TSMC has released its 2024 annual report, revealing continued progress in its global manufacturing footprint, particularly in the United States. While the company's first semiconductor fabrication plant (fab) in Arizona has officially entered mass production using 4nm process technology, revenue recognition has yet to align with production output. As a result, its U.S. subsidiary, TSMC Arizona Corporation, reported a widened net loss of NT$14.298 billion in 2024—up from NT$10.925 billion in 2023.
The Arizona facility has already secured backing from at least five major global technology leaders, including Apple, NVIDIA, AMD, Broadcom, and Qualcomm. Industry observers expect that as chip production volume ramps up and future fabs come online, the Arizona operation will achieve economies of scale, helping to narrow financial losses over time.
Construction of TSMC's second fab in Arizona has been completed, and facility system installations—including cleanroom and electromechanical systems—are currently underway. This fab is set to manufacture chips using 3nm process technology. Meanwhile, planning is in progress for a third facility in Arizona, which is expected to adopt 2nm or even more advanced process technologies to meet increasing demand for high-performance, cutting-edge semiconductors.
Beyond the U.S., TSMC's global expansion efforts have also led to short-term financial impacts. The company's subsidiaries in Japan (JASM) and Germany (ESMC) reported expanded losses in the previous fiscal year. JASM's losses rose from NT$2.966 billion to NT$4.376 billion, while ESMC's losses increased from NT$18 million to NT$557 million.

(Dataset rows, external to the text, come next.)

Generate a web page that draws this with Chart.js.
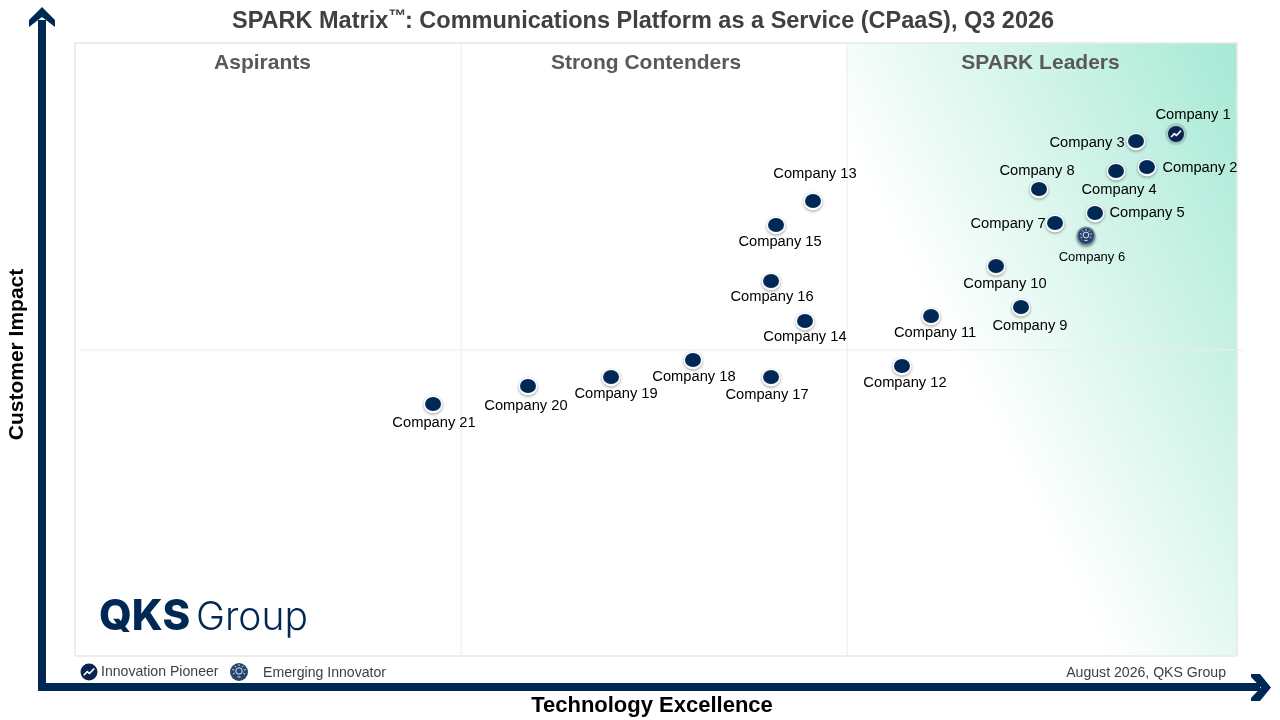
<!DOCTYPE html>
<html>
<head>
<meta charset="utf-8">
<title>SPARK Matrix</title>
<script src="https://cdn.jsdelivr.net/npm/chart.js@4/dist/chart.umd.min.js"></script>
<style>
  html, body { margin: 0; padding: 0; background: #fff; }
  #wrap { width: 1280px; height: 720px; position: relative; }
</style>
</head>
<body>
<div id="wrap"><canvas id="matrix" width="1280" height="720"></canvas></div>
<script>
const companies = ['Company 1', 'Company 2', 'Company 3', 'Company 4', 'Company 5', 'Company 6', 'Company 7',
    'Company 8', 'Company 9', 'Company 10', 'Company 11', 'Company 12', 'Company 13', 'Company 14',
    'Company 15', 'Company 16', 'Company 17', 'Company 18', 'Company 19', 'Company 20', 'Company 21'];
const techExcellence = [94.75, 92.25, 91.31, 89.59, 87.78, 87.0, 84.34, 82.96, 81.41, 79.26, 73.67,
    71.17, 63.51, 62.82, 60.33, 59.9, 59.9, 53.18, 46.13, 38.98, 30.81];
const customerImpact = [85.15, 79.77, 84.01, 79.12, 72.27, 68.52, 70.64, 76.18, 56.93, 63.62, 55.46,
    47.31, 74.23, 54.65, 70.31, 61.17, 45.51, 48.29, 45.51, 44.05, 41.11];
const quadrantNames = ['Aspirants', 'Strong Contenders', 'SPARK Leaders'];
const quadrantEdges = [33.2, 66.4];
const impactMid = 50;
const PIONEER = 'Company 1';
const EMERGING = 'Company 6';

// label placement relative to each point, in px
const labelDx = [17, 53, -49, 3, 52, 6, -47, -2, 9, 9, 4, 3, 2, 0, 4, 1, -4, 1, 5, -2, 1];
const labelDy = [-19, 1, 2, 19, 0, 21, 1, -18, 19, 18, 17, 17, -27, 16, 17, 16, 18, 17, 17, 20, 19];
const quadrantLabelX = [262.5, 646, 1040.5];

const NAVY = '#002855';
const SANS = '"Liberation Sans", Arial, sans-serif';

function text(ctx, str, x, y, font, color, align) {
    ctx.font = font;
    ctx.fillStyle = color;
    ctx.textAlign = align || 'center';
    ctx.textBaseline = 'middle';
    ctx.fillText(str, x, y);
}

function drawPioneerIcon(ctx, x, y, r) {
    ctx.save();
    ctx.beginPath();
    ctx.arc(x, y, r, 0, Math.PI * 2);
    ctx.fillStyle = '#0a2350';
    ctx.fill();
    ctx.strokeStyle = '#fff';
    ctx.lineWidth = 1.6;
    ctx.lineJoin = 'round';
    ctx.beginPath();
    ctx.moveTo(x - r * 0.62, y + r * 0.38);
    ctx.lineTo(x - r * 0.2, y - r * 0.05);
    ctx.lineTo(x + r * 0.05, y + r * 0.18);
    ctx.lineTo(x + r * 0.62, y - r * 0.42);
    ctx.stroke();
    ctx.restore();
}

function drawEmergingIcon(ctx, x, y, r) {
    ctx.save();
    ctx.beginPath();
    ctx.arc(x, y, r, 0, Math.PI * 2);
    ctx.fillStyle = '#27466f';
    ctx.fill();
    ctx.strokeStyle = '#dfe6ee';
    ctx.lineWidth = 1;
    ctx.beginPath();
    ctx.arc(x, y - 1, r * 0.36, 0, Math.PI * 2);
    ctx.stroke();
    ctx.beginPath();
    ctx.moveTo(x - 1.5, y + r * 0.55);
    ctx.lineTo(x + 1.5, y + r * 0.55);
    ctx.stroke();
    for (let i = 0; i < 7; i++) {
        const a = Math.PI * (0.85 + i * 0.217);
        ctx.beginPath();
        ctx.moveTo(x + Math.cos(a) * r * 0.55, y - 1 + Math.sin(a) * r * 0.55);
        ctx.lineTo(x + Math.cos(a) * r * 0.75, y - 1 + Math.sin(a) * r * 0.75);
        ctx.stroke();
    }
    ctx.restore();
}

// marker sprites, handed to the dataset as pointStyle
function makeSprite(paint) {
    const c = document.createElement('canvas');
    c.width = 30;
    c.height = 30;
    paint(c.getContext('2d'), 15, 15);
    return c;
}

const plainDot = makeSprite((ctx, x, y) => {
    ctx.shadowColor = 'rgba(0,0,0,0.4)';
    ctx.shadowBlur = 3;
    ctx.shadowOffsetY = 1;
    ctx.fillStyle = '#fff';
    ctx.beginPath();
    ctx.ellipse(x, y + 0.5, 9.5, 9, 0, 0, Math.PI * 2);
    ctx.fill();
    ctx.shadowColor = 'transparent';
    ctx.fillStyle = NAVY;
    ctx.beginPath();
    ctx.ellipse(x, y, 8, 7, 0, 0, Math.PI * 2);
    ctx.fill();
});

const pioneerDot = makeSprite((ctx, x, y) => {
    ctx.fillStyle = 'rgba(120,140,140,0.35)';
    ctx.beginPath();
    ctx.arc(x, y, 11, 0, Math.PI * 2);
    ctx.fill();
    drawPioneerIcon(ctx, x, y, 8);
});

const emergingDot = makeSprite((ctx, x, y) => {
    ctx.shadowColor = 'rgba(0,0,0,0.45)';
    ctx.shadowBlur = 3;
    ctx.shadowOffsetY = 1.5;
    ctx.fillStyle = '#7d8ea3';
    ctx.beginPath();
    ctx.arc(x, y, 9.5, 0, Math.PI * 2);
    ctx.fill();
    ctx.shadowColor = 'transparent';
    drawEmergingIcon(ctx, x, y, 8);
});

function drawArrows(ctx) {
    ctx.save();
    ctx.fillStyle = NAVY;
    ctx.fillRect(38, 20, 8, 671);
    ctx.fillRect(38, 683, 1222, 8);
    // y arrow head
    ctx.beginPath();
    ctx.moveTo(42, 7);
    ctx.lineTo(55, 20);
    ctx.lineTo(55, 27);
    ctx.lineTo(42, 17);
    ctx.lineTo(29, 27);
    ctx.lineTo(29, 20);
    ctx.closePath();
    ctx.fill();
    // x arrow head
    ctx.beginPath();
    ctx.moveTo(1271, 687.5);
    ctx.lineTo(1260, 701);
    ctx.lineTo(1251, 701);
    ctx.lineTo(1251, 698);
    ctx.lineTo(1261, 687.5);
    ctx.lineTo(1251, 677);
    ctx.lineTo(1251, 674);
    ctx.lineTo(1260, 674);
    ctx.closePath();
    ctx.fill();
    ctx.restore();
}

function drawTitle(ctx) {
    const head = 'SPARK Matrix';
    const tm = '\u2122';
    const tail = ': Communications Platform as a Service (CPaaS), Q3 2026';
    const font = 'bold 23.5px ' + SANS;
    const y = 22;
    ctx.font = font;
    const headW = ctx.measureText(head).width;
    const x0 = 232;
    text(ctx, head, x0, y, font, '#404040', 'left');
    ctx.font = 'bold 18px ' + SANS;
    ctx.textAlign = 'left';
    ctx.textBaseline = 'alphabetic';
    ctx.fillText(tm, x0 + headW, 22);
    text(ctx, tail, 405, y, font, '#404040', 'left');
}

const backdrop = {
    id: 'backdrop',
    beforeDatasetsDraw(chart) {
        const { ctx, chartArea: a, scales: { x, y } } = chart;
        const splitA = x.getPixelForValue(quadrantEdges[0]);
        const splitB = x.getPixelForValue(quadrantEdges[1]);
        const midY = y.getPixelForValue(impactMid);

        ctx.save();
        // leaders quadrant wash
        const grad = ctx.createLinearGradient(950, 350, 1302, 170);
        grad.addColorStop(0, '#ffffff');
        grad.addColorStop(1, '#a5e9d4');
        ctx.fillStyle = grad;
        ctx.fillRect(splitB, a.top, a.right - splitB, a.bottom - a.top);

        ctx.strokeStyle = '#e8e8e8';
        ctx.lineWidth = 1.5;
        ctx.strokeRect(a.left, a.top, a.right - a.left, a.bottom - a.top);
        ctx.lineWidth = 1;
        ctx.strokeStyle = '#ececec';
        ctx.beginPath();
        ctx.moveTo(splitA + 0.5, a.top);
        ctx.lineTo(splitA + 0.5, a.bottom);
        ctx.moveTo(splitB + 0.5, a.top);
        ctx.lineTo(splitB + 0.5, a.bottom);
        ctx.moveTo(80, midY + 0.5);
        ctx.lineTo(a.right + 6, midY + 0.5);
        ctx.stroke();
        ctx.restore();

        quadrantNames.forEach((name, i) => {
            text(ctx, name, quadrantLabelX[i], 63, 'bold 21px ' + SANS, '#595959');
        });

        drawTitle(ctx);
        drawArrows(ctx);

        ctx.save();
        ctx.translate(17, 354.5);
        ctx.rotate(-Math.PI / 2);
        text(ctx, 'Customer Impact', 0, 0, 'bold 21px ' + SANS, '#000');
        ctx.restore();
        text(ctx, 'Technology Excellence', 652, 706, 'bold 22px ' + SANS, '#000');

        // logo
        text(ctx, 'QKS', 99, 617, '800 42px Inter, ' + SANS, NAVY, 'left');
        text(ctx, 'Group', 196, 618, '300 39px Inter, ' + SANS, NAVY, 'left');

        // legend row
        drawPioneerIcon(ctx, 89, 672, 8.5);
        text(ctx, 'Innovation Pioneer', 101, 672, '14.1px ' + SANS, '#404040', 'left');
        drawEmergingIcon(ctx, 239, 672, 9);
        text(ctx, 'Emerging Innovator', 263, 673, '14.1px ' + SANS, '#404040', 'left');
        text(ctx, 'August 2026, QKS Group', 1226, 673, '14.1px ' + SANS, '#404040', 'right');
    },
    afterDatasetsDraw(chart) {
        const { ctx } = chart;
        const pts = chart.getDatasetMeta(0).data;
        companies.forEach((name, i) => {
            const p = pts[i];
            const font = name === EMERGING ? '13px ' : '14.7px ';
            text(ctx, name, p.x + labelDx[i], p.y + labelDy[i], font + SANS, '#000');
        });
    }
};

new Chart(document.getElementById('matrix'), {
    type: 'scatter',
    data: {
        datasets: [{
            label: 'Vendors',
            data: companies.map((c, i) => ({ x: techExcellence[i], y: customerImpact[i] })),
            pointStyle: companies.map(c => c === PIONEER ? pioneerDot : c === EMERGING ? emergingDot : plainDot),
            pointRadius: 8,
            pointHoverRadius: 8
        }]
    },
    options: {
        responsive: false,
        animation: false,
        layout: { padding: { left: 75, right: 43, top: 43, bottom: 64 } },
        plugins: { legend: { display: false }, tooltip: { enabled: false } },
        scales: {
            x: { type: 'linear', min: 0, max: 100, display: false },
            y: { type: 'linear', min: 0, max: 100, display: false }
        }
    },
    plugins: [backdrop]
});
</script>
</body>
</html>
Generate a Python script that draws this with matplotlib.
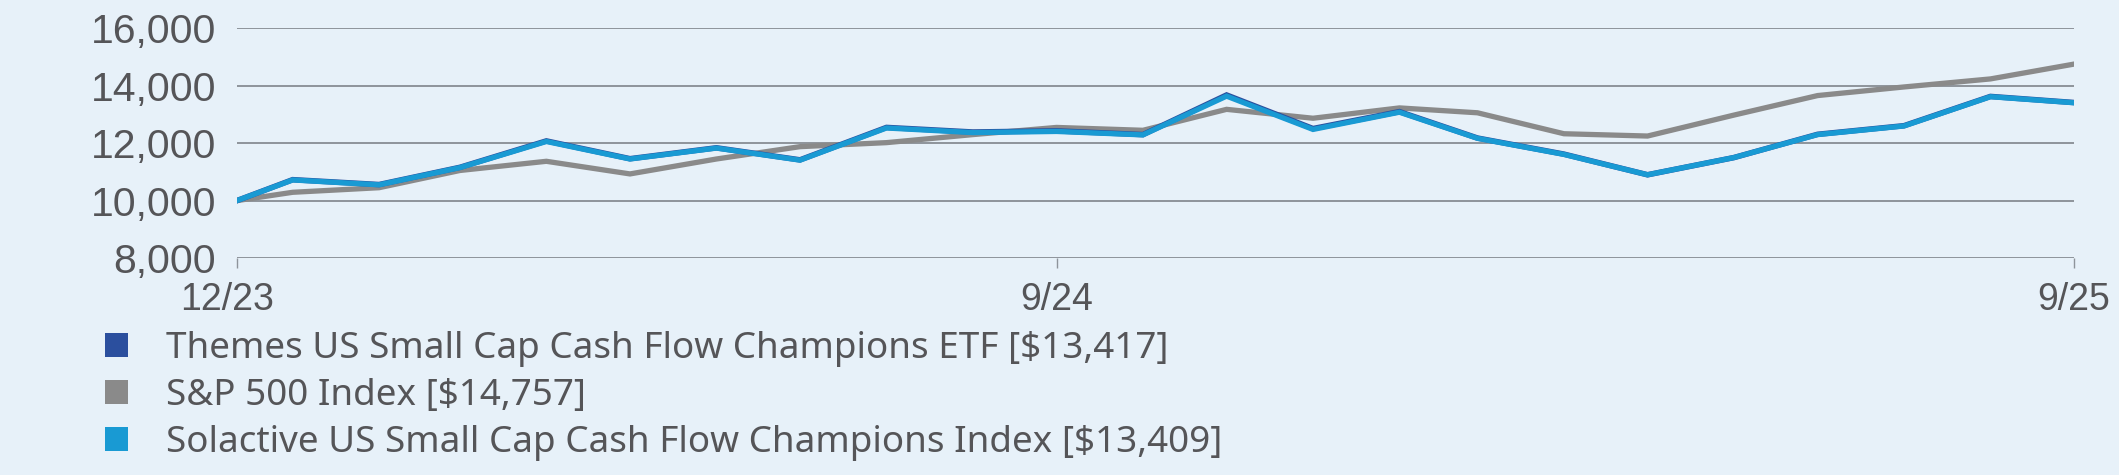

With operational costs significantly higher outside Taiwan, TSMC anticipates that its planned US$100 billion investment in Arizona will initially impact gross margins by approximately 2–3% annually over the next five years, potentially widening to 3–4% in later years. Nevertheless, TSMC remains committed to maintaining long-term gross margins above 53%, leveraging advanced technology leadership and robust global demand for semiconductors.